I feel a little guilty. I feel like my bookish unworthiness has been exposed. I can read this ~900-page doorstop twice in my life, but I can’t do more than three chapters of the 1,397-page War and Peace? Do the math. How dare I call myself a lover of literature? I’m a slacker.

I feel a little sore. Lugging this thing around in my bag is straining my shoulder. I could designate it as my at-home read, to stay on my nightstand while I commute with lighter fare on my Kindle, but then I’d never finish it. I’ve already been reading for a week and I’m not quite halfway in. Fluff will have to wait.

But on a side note – as I wrote “dear readers” like I’m some snooty and devastatingly rich author, I wondered how many faithful followers have been waiting with baited breath for my next post, and I saw there are 58 of you. Fifty-eight followers! I am so impressed with myself. I am so freaking happy to know you are all here! Seriously! Welcome! I’d post a clip of that Liza Minnelli acceptance speech where she says, “You love me! You really, really love me!”, except that free WordPress platforms don’t allow me to post video, and I won’t pay for being able to post video, partly because I’m too poor thrifty , and partly because I’m too cynical to expect that things will actually work when I pay for them, so I just keep using the free platform and I don’t expect much from free and I’m generally not disappointed that way. And also except I hopped over to YouTube to see Liza Minnelli’s speech, and it wasn’t Liza Minnelli, it was Sally Field, and what she actually said was, “You like me. Right now, you like me!” And how anybody could ever mix up Liza Minnelli and Sally Field is beyond me, but I managed it.

I’m going to shut up and go read my book. I promise to get back with the flash fiction and various rants very soon. Next week soon. That includes a review of another book that I absolutely loved, but haven’t reviewed yet because my writer’s block isn’t letting me write a review so it makes sense.

Meanwhile, I do recommend The Winds of War. It’s like a soap opera with submarines and Stukas. Exactly like that.

He, She and It by Marge Piercy (Book Review)

He, She and ItHe, She and It by Marge Piercy

My rating: 2 of 5 stars

Man, I was all set to really, really love this book. Cyberpunk, dystopia, feminist sci-fi…what’s not to love?

Bookshelves: cyberpunk, dnf, my-dystopia-utopia, mysticism, sci-fi, feminism, futuristic, abandoned

Really, I should have known better, after seeing comparisons to The Handmaid’s Tale, which I first read as my book club’s pick when my son was a newborn. What little sleep the mother of a newborn does get, I sacrificed on the altar of The Handmaid’s Tale, and it remains one of my all-time favorite reads, one I’ve returned to several times. That built me up to expect too much from He, She and It. You’d think I’d learn.
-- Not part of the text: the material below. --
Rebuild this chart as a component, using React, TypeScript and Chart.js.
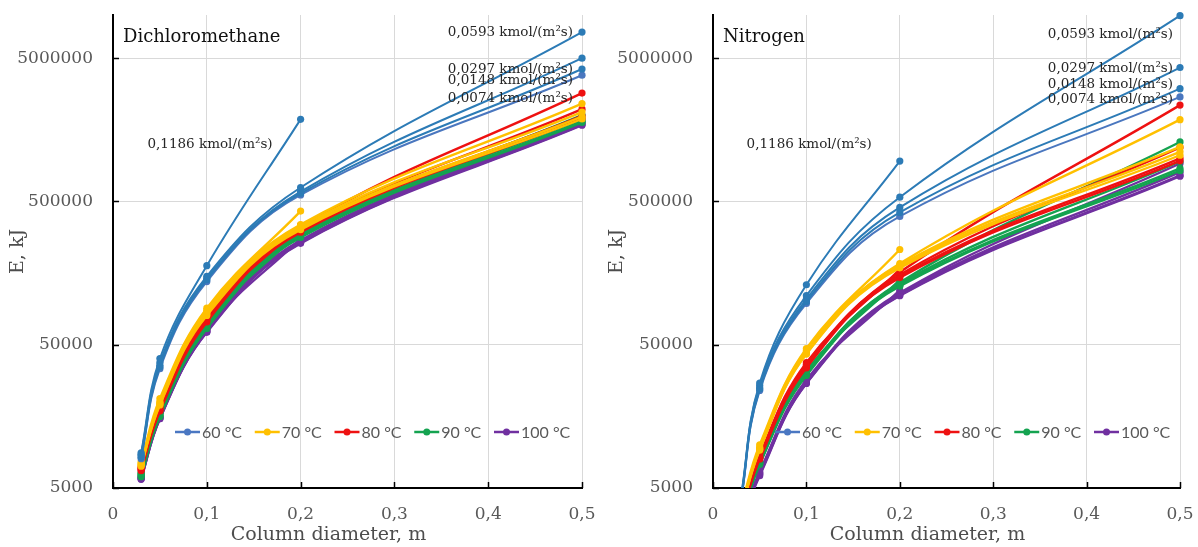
import React, { useEffect, useRef } from 'react';
import { Chart, registerables } from 'chart.js';

Chart.register(...registerables);

// ---------- data ----------
const diameters = [0.03, 0.05, 0.1, 0.2, 0.5];
const temperatures = ['60 °C', '70 °C', '80 °C', '90 °C', '100 °C'];
const flowLabels = [
  '0,1186 kmol/(m²s)',
  '0,0593 kmol/(m²s)',
  '0,0297 kmol/(m²s)',
  '0,0148 kmol/(m²s)',
  '0,0074 kmol/(m²s)',
];
const xTicks = [0, 0.1, 0.2, 0.3, 0.4, 0.5];
const yTicks = [5000, 50000, 500000, 5000000];
const xTitle = 'Column diameter, m';
const yTitle = 'E, kJ';

// Dichloromethane – rows: 0,1186 / 0,0593 / 0,0297 / 0,0148 / 0,0074 kmol/(m²s)
const dcm60 = [
  [8800, 40000, 178000, 1870000],
  [8600, 37500, 150000, 625000, 7600000],
  [8400, 36000, 145000, 585000, 5000000],
  [8200, 35000, 142000, 570000, 4200000],
  [8000, 34000, 138000, 555000, 3800000],
];
const dcm70 = [
  [7600, 21000, 90000, 428000],
  [7400, 20000, 87000, 345000, 2410000],
  [7300, 19600, 84000, 335000, 2100000],
  [7200, 19300, 82000, 325000, 1950000],
  [7100, 19000, 80000, 318000, 1880000],
];
const dcm80 = [
  [7000, 18500, 80000, 340000],
  [6900, 18100, 78500, 330000, 2850000],
  [6800, 17800, 76000, 318000, 2200000],
  [6700, 17500, 74000, 310000, 1980000],
  [6600, 17200, 72000, 305000, 1900000],
];
const dcm90 = [
  [6400, 17000, 72000, 310000],
  [6300, 16600, 70000, 300000, 2000000],
  [6200, 16300, 68000, 292000, 1880000],
  [6100, 16000, 66000, 285000, 1820000],
  [6000, 15800, 65000, 280000, 1780000],
];
const dcm100 = [
  [6000, 15800, 64000, 275000],
  [5900, 15600, 63000, 268000, 1800000],
  [5850, 15400, 62000, 262000, 1750000],
  [5800, 15300, 61600, 258000, 1720000],
  [5750, 15200, 61000, 255000, 1700000],
];

// Nitrogen
const n60 = [
  [4400, 27000, 131000, 956000],
  [4300, 26000, 110000, 535000, 9900000],
  [4200, 25000, 104000, 454000, 4300000],
  [4150, 24500, 100000, 419000, 3060000],
  [4100, 24000, 97000, 393000, 2680000],
];
const n70 = [
  [3700, 10000, 47000, 231000],
  [3600, 9600, 45500, 184000, 1860000],
  [3550, 9400, 44500, 180000, 1200000],
  [3500, 9300, 43500, 176000, 1110000],
  [3450, 9200, 43000, 172000, 1050000],
];
const n80 = [
  [3350, 8500, 37500, 168000],
  [3300, 8250, 36500, 160000, 2350000],
  [3250, 8150, 35600, 154000, 1190000],
  [3200, 8050, 35000, 150000, 1000000],
  [3150, 7950, 34500, 147000, 960000],
];
const n90 = [
  [3150, 7700, 33000, 142000],
  [3100, 7600, 32000, 136000, 1300000],
  [3050, 7500, 31500, 133000, 950000],
  [3000, 7400, 31000, 130000, 850000],
  [2950, 7300, 30500, 128000, 820000],
];
const n100 = [
  [3000, 6500, 28500, 120000],
  [2950, 6400, 27600, 115000, 920000],
  [2900, 6300, 27300, 113000, 800000],
  [2850, 6200, 27000, 111000, 760000],
  [2800, 6100, 26800, 110000, 750000],
];

// ---------- styles ----------
const tempColors = ['#2C7BB6', '#FFC000', '#EE1111', '#14A350', '#7030A0'];
const legendColors = ['#4A77C2', '#FFC000', '#EE1111', '#14A350', '#7030A0'];
const blueLight = '#4A77BF';
const SERIF = 'DejaVu Serif';

// label offsets (px) relative to the last point of each 60 °C series
const dcmLabelOffsets = [[-28, 25], [-9, 0], [-9, 11], [-9, 12], [-9, 23]];
const n2LabelOffsets = [[-28, -17], [-7, 19], [-7, 1], [-7, -4], [-7, 3]];

const panels = [
  { title: 'Dichloromethane', series: [dcm60, dcm70, dcm80, dcm90, dcm100], offsets: dcmLabelOffsets, left: 113, right: 17 },
  { title: 'Nitrogen', series: [n60, n70, n80, n90, n100], offsets: n2LabelOffsets, left: 114, right: 18 },
];

const W = 599;
const H = 547;
const BOTTOM = 488;
const TOP = 15;

const decorPlugin = {
  id: 'decor',
  afterDraw(chart: any) {
    const { ctx, chartArea, scales } = chart;
    const opts = chart.options.plugins.decor;
    ctx.save();
    // inner tick marks
    ctx.strokeStyle = '#000';
    ctx.lineWidth = 1.5;
    yTicks.forEach((v) => {
      const y = Math.round(scales.y.getPixelForValue(v)) + 0.5;
      ctx.beginPath();
      ctx.moveTo(chartArea.left, y);
      ctx.lineTo(chartArea.left + 6, y);
      ctx.stroke();
    });
    xTicks.forEach((v) => {
      const x = Math.round(scales.x.getPixelForValue(v)) + 0.5;
      ctx.beginPath();
      ctx.moveTo(x, chartArea.bottom);
      ctx.lineTo(x, chartArea.bottom - 6);
      ctx.stroke();
    });

    // x axis title (slightly left of centre, as in the original)
    ctx.font = `19px "${SERIF}"`;
    ctx.fillStyle = '#4D4D4D';
    ctx.textAlign = 'center';
    ctx.textBaseline = 'middle';
    ctx.fillText(xTitle, (chartArea.left + chartArea.right) / 2 - 19, 535);

    // panel title
    ctx.font = `18px "${SERIF}"`;
    ctx.fillStyle = '#111';
    ctx.textAlign = 'left';
    ctx.fillText(opts.title, chartArea.left + 10, chartArea.top + 22);

    // flow-rate data labels on 60 °C series
    ctx.font = `13.5px "${SERIF}"`;
    ctx.fillStyle = '#262626';
    ctx.textAlign = 'right';
    chart.data.datasets.forEach((ds: any, i: number) => {
      if (ds.flowIndex === undefined || !ds.showFlowLabel) return;
      const meta = chart.getDatasetMeta(i);
      const pt = meta.data[meta.data.length - 1];
      if (!pt) return;
      const [dx, dy] = opts.offsets[ds.flowIndex];
      ctx.fillText(flowLabels[ds.flowIndex], pt.x + dx, pt.y + dy);
    });

    // legend inside the plot area
    ctx.font = `16px Lato`;
    ctx.textAlign = 'left';
    const ly = chartArea.bottom - 56;
    temperatures.forEach((t, i) => {
      const tx = chartArea.left + 89 + i * 79.75;
      ctx.strokeStyle = legendColors[i];
      ctx.lineWidth = 2.5;
      ctx.beginPath();
      ctx.moveTo(tx - 27, ly);
      ctx.lineTo(tx - 2, ly);
      ctx.stroke();
      ctx.fillStyle = legendColors[i];
      ctx.beginPath();
      ctx.arc(tx - 14.5, ly, 3.5, 0, Math.PI * 2);
      ctx.fill();
      ctx.fillStyle = '#595959';
      ctx.fillText(t, tx, ly + 1);
    });
    ctx.restore();
  },
};

function buildDatasets(series: number[][][]) {
  const out: any[] = [];
  series.forEach((rows, ti) => {
    rows.forEach((vals, fi) => {
      let color = tempColors[ti];
      if (ti === 0 && fi === 4) color = blueLight;
      out.push({
        label: `${temperatures[ti]} ${flowLabels[fi]}`,
        data: vals.map((v, k) => ({ x: diameters[k], y: v })),
        borderColor: color,
        backgroundColor: color,
        pointBackgroundColor: color,
        pointBorderWidth: 0,
        pointRadius: 3.6,
        borderWidth: ti === 0 ? 2 : 2.4,
        tension: 0.4,
        clip: { left: 10, right: 10, top: 10, bottom: 0 },
        flowIndex: fi,
        showFlowLabel: ti === 0,
      });
    });
  });
  return out;
}

function zeroPadding(s: any) {
  s.paddingTop = 0;
  s.paddingBottom = 0;
  s.paddingLeft = 0;
  s.paddingRight = 0;
}

function Panel({ idx }: { idx: number }) {
  const ref = useRef<HTMLCanvasElement>(null);
  useEffect(() => {
    const p = panels[idx];
    const chart = new Chart(ref.current as HTMLCanvasElement, {
      type: 'line',
      data: { datasets: buildDatasets(p.series) },
      plugins: [decorPlugin],
      options: {
        responsive: false,
        animation: false,
        devicePixelRatio: 1,
        layout: { padding: { top: TOP, right: p.right, left: 0, bottom: 0 } },
        elements: { line: { capBezierPoints: false } },
        plugins: {
          legend: { display: false },
          tooltip: { enabled: false },
          decor: { title: p.title, offsets: p.offsets },
        } as any,
        scales: {
          x: {
            type: 'linear',
            min: 0,
            max: 0.5,
            afterBuildTicks: (s: any) => {
              s.ticks = xTicks.map((value) => ({ value }));
            },
            afterFit: (s: any) => {
              s.height = H - BOTTOM;
              zeroPadding(s);
            },
            ticks: {
              padding: 16,
              color: '#595959',
              font: { family: SERIF, size: 17 },
              maxRotation: 0,
              autoSkip: false,
              callback: (v: any) => (Number(v) === 0 ? '0' : Number(v).toFixed(1).replace('.', ',')),
            },
            grid: { color: '#D9D9D9', lineWidth: 1, drawTicks: false },
            border: { color: '#000', width: 2 },
            title: { display: false },
          },
          y: {
            type: 'logarithmic',
            min: 5000,
            max: 10000000,
            afterBuildTicks: (s: any) => {
              s.ticks = yTicks.map((value) => ({ value }));
            },
            afterFit: (s: any) => {
              s.width = p.left;
              zeroPadding(s);
            },
            ticks: {
              padding: 20,
              color: '#595959',
              font: { family: SERIF, size: 17 },
              autoSkip: false,
              callback: (v: any) => String(v),
            },
            grid: { color: '#D9D9D9', lineWidth: 1, drawTicks: false },
            border: { color: '#000', width: 2 },
            title: {
              display: true,
              text: yTitle,
              color: '#4D4D4D',
              font: { family: SERIF, size: 19, lineHeight: 1.2 },
              padding: { top: 7, bottom: 0 },
            },
          },
        },
      } as any,
    });
    return () => chart.destroy();
  }, [idx]);
  return <canvas ref={ref} width={W} height={H} style={{ width: W, height: H, display: 'block' }} />;
}

export default function App() {
  return (
    <div style={{ position: 'fixed', left: 0, top: 0, width: 1198, height: 547, display: 'flex', background: '#fff' }}>
      <Panel idx={0} />
      <Panel idx={1} />
    </div>
  );
}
It’s not that He, She and It is bad. It’s not. The premise is excellent, the creation of an illegal golem (or cyborg, whatever) in the “free” town of Tikva – “free” meaning it is independent of the dozen or so corporations that now rule our ravaged planet, and doesn’t that sound ominous, given the current political and economic world scheme. The dystopia is well-drawn. The internal monologues are thoughtful and finely written, with the primary theme being humanity – what is or is not considered human, alive, in possession of a soul, free will, the right to choose. The focus on Jewish culture, Kabbalism, and the intervals with the 16th-century Golem of Prague add the right touch of mysticism.
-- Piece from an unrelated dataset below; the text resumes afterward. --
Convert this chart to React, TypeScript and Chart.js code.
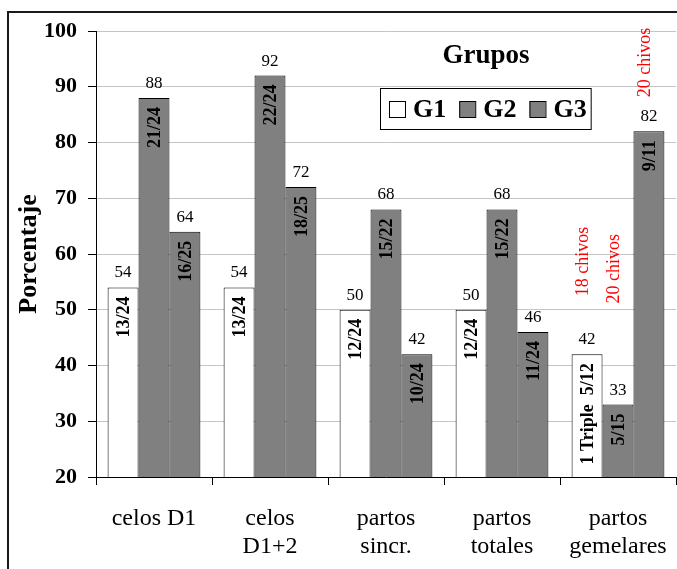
import React, { useEffect, useRef } from "react";
import { Chart, registerables } from "chart.js";

Chart.register(...registerables);

// ---- data ----
const categories: (string | string[])[] = [
  "celos D1",
  ["celos", "D1+2"],
  ["partos", "sincr."],
  ["partos", "totales"],
  ["partos", "gemelares"],
];
const groupNames = ["G1", "G2", "G3"];
const g1Values = [54, 54, 50, 50, 42];
const g2Values = [88, 92, 68, 68, 33];
const g3Values = [64, 72, 42, 46, 82];
const g1Counts = ["13/24", "13/24", "12/24", "12/24", "1 Triple  5/12"];
const g2Counts = ["21/24", "22/24", "15/22", "15/22", "5/15"];
const g3Counts = ["16/25", "18/25", "10/24", "11/24", "9/11"];
const yMin = 20;
const yMax = 100;
const yStep = 10;
const legendTitle = "Grupos";
const axisTitle = "Porcentaje";
// kid counts written over the twin-birth bars, one per group
const kidNotes = ["18 chivos", "20 chivos", "20 chivos"];

const SERIF = '"Liberation Serif", "Times New Roman", serif';
const GRAY = "#808080";

// frame around the whole figure
const framePlugin = {
  id: "frame",
  beforeDraw(chart: any) {
    const ctx = chart.ctx;
    ctx.save();
    ctx.fillStyle = "#ffffff";
    ctx.fillRect(0, 0, chart.width, chart.height);
    ctx.strokeStyle = "#1a1a1a";
    ctx.lineWidth = 2;
    ctx.strokeRect(8, 12, chart.width + 20, chart.height + 20);
    ctx.restore();
  },
};

// value above each bar, fraction written vertically inside it
const barLabelPlugin = {
  id: "barLabels",
  afterDatasetsDraw(chart: any) {
    const ctx = chart.ctx;
    const counts = [g1Counts, g2Counts, g3Counts];
    chart.data.datasets.forEach((ds: any, di: number) => {
      const meta = chart.getDatasetMeta(di);
      meta.data.forEach((bar: any, i: number) => {
        const { x, y } = bar.getProps(["x", "y"], true);
        ctx.save();
        ctx.fillStyle = "#000";
        ctx.font = `17px ${SERIF}`;
        ctx.textAlign = "center";
        ctx.textBaseline = "alphabetic";
        ctx.fillText(String(ds.data[i]), x, y - 10);
        ctx.translate(x + 1, y + 9);
        ctx.rotate(-Math.PI / 2);
        ctx.font = `bold 18px ${SERIF}`;
        ctx.textAlign = "right";
        ctx.textBaseline = "middle";
        ctx.fillText(counts[di][i], 0, 0);
        ctx.restore();
      });
    });

    // red notes above the last category
    const lifts = [58, 101, 34];
    const last = chart.data.labels.length - 1;
    kidNotes.forEach((txt, di) => {
      const bar = chart.getDatasetMeta(di).data[last];
      const { x, y } = bar.getProps(["x", "y"], true);
      ctx.save();
      ctx.translate(x - 4, y - lifts[di]);
      ctx.rotate(-Math.PI / 2);
      ctx.font = `18px ${SERIF}`;
      ctx.fillStyle = "#ff0000";
      ctx.textAlign = "left";
      ctx.textBaseline = "middle";
      ctx.fillText(txt, 0, 0);
      ctx.restore();
    });
  },
};

// boxed legend with its heading inside the plot
const legendPlugin = {
  id: "boxLegend",
  afterDraw(chart: any) {
    const ctx = chart.ctx;
    ctx.save();
    ctx.fillStyle = "#000";
    ctx.font = `bold 27px ${SERIF}`;
    ctx.textAlign = "center";
    ctx.textBaseline = "alphabetic";
    ctx.fillText(legendTitle, 486, 63);

    const left = 380;
    const top = 88;
    const h = 41;
    const sw = 16;
    ctx.font = `bold 26px ${SERIF}`;
    let x = left + 9;
    const items = chart.data.datasets.map((ds: any) => ({
      label: ds.label,
      color: ds.backgroundColor,
    }));
    const positions: number[] = [];
    items.forEach((it: any) => {
      positions.push(x);
      x += sw + 8 + ctx.measureText(it.label).width + 13;
    });
    const width = x - 13 + 4 - left;
    ctx.fillStyle = "#fff";
    ctx.fillRect(left, top, width, h);
    ctx.strokeStyle = "#000";
    ctx.lineWidth = 1;
    ctx.strokeRect(left + 0.5, top + 0.5, width, h);
    items.forEach((it: any, i: number) => {
      const px = positions[i];
      ctx.fillStyle = it.color;
      ctx.fillRect(px, top + 13, sw, sw);
      ctx.strokeStyle = "#000";
      ctx.strokeRect(px + 0.5, top + 13.5, sw, sw);
      ctx.fillStyle = "#000";
      ctx.textAlign = "left";
      ctx.fillText(it.label, px + sw + 8, top + 29);
    });
    ctx.restore();
  },
};

export default function App() {
  const canvasRef = useRef<HTMLCanvasElement | null>(null);

  useEffect(() => {
    if (!canvasRef.current) return;
    const chart = new Chart(canvasRef.current, {
      type: "bar",
      data: {
        labels: categories,
        datasets: [
          { label: groupNames[0], data: g1Values, backgroundColor: "#ffffff" },
          { label: groupNames[1], data: g2Values, backgroundColor: GRAY },
          { label: groupNames[2], data: g3Values, backgroundColor: GRAY },
        ].map((d) => ({
          ...d,
          borderColor: "#000",
          borderWidth: 1,
          barPercentage: 1,
          categoryPercentage: 0.8,
        })),
      },
      options: {
        responsive: false,
        animation: false,
        events: [],
        layout: { padding: { left: 10, top: 31, right: 1, bottom: 0 } },
        plugins: {
          legend: { display: false },
          tooltip: { enabled: false },
          title: { display: false },
        },
        scales: {
          x: {
            grid: {
              display: true,
              drawOnChartArea: false,
              drawTicks: true,
              tickLength: 8,
              color: "#000",
              offset: true,
            },
            border: { color: "#000", width: 1 },
            ticks: {
              color: "#000",
              font: { family: SERIF, size: 24, lineHeight: 1.15 },
              padding: 20,
              maxRotation: 0,
              autoSkip: false,
            },
            afterFit: (s: any) => {
              s.height = 92;
              s.paddingLeft = 0;
              s.paddingRight = 0;
            },
          },
          y: {
            min: yMin,
            max: yMax,
            ticks: {
              stepSize: yStep,
              padding: 11,
              color: "#000",
              font: { family: SERIF, size: 22, weight: "bold" },
            },
            grid: {
              color: "#c4c4c4",
              tickColor: "#000",
              tickLength: 8,
              lineWidth: 1,
            },
            border: { color: "#000", width: 1 },
            title: {
              display: true,
              text: axisTitle,
              color: "#000",
              font: { family: SERIF, size: 26, weight: "bold" },
              padding: { top: 4, bottom: 4 },
            },
            afterFit: (s: any) => {
              s.width = 86;
            },
          },
        },
      },
      plugins: [framePlugin, barLabelPlugin, legendPlugin],
    } as any);
    return () => chart.destroy();
  }, []);

  return (
    <canvas
      ref={canvasRef}
      width={677}
      height={569}
      style={{ position: "fixed", left: 0, top: 0, display: "block" }}
    />
  );
}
Even with all that going for it the story remained uncompelling, and I blame the pacing, which is positively glacial. The story just plods along, interspersed with lots of exposition, and in spite of love triangles and jealousy and cyborg sex, corporate manipulation and cyber assassinations and espionage, there is not much tension. If I’d been, say, on an 18-hour flight with only this book then I’d have not minded finishing it, but I was comfortably at home with a score of other books vying for my attention. I peeked ahead to see how it all works out, and unfortunately I don’t feel I missed anything by not knowing what happened between where I left off and the ending.

Marge Piercy’s writing style is similar to Margaret Atwood’s, and I love Margaret Atwood. Perhaps I’ll try another of Piercy’s works, but this one didn’t do it for me.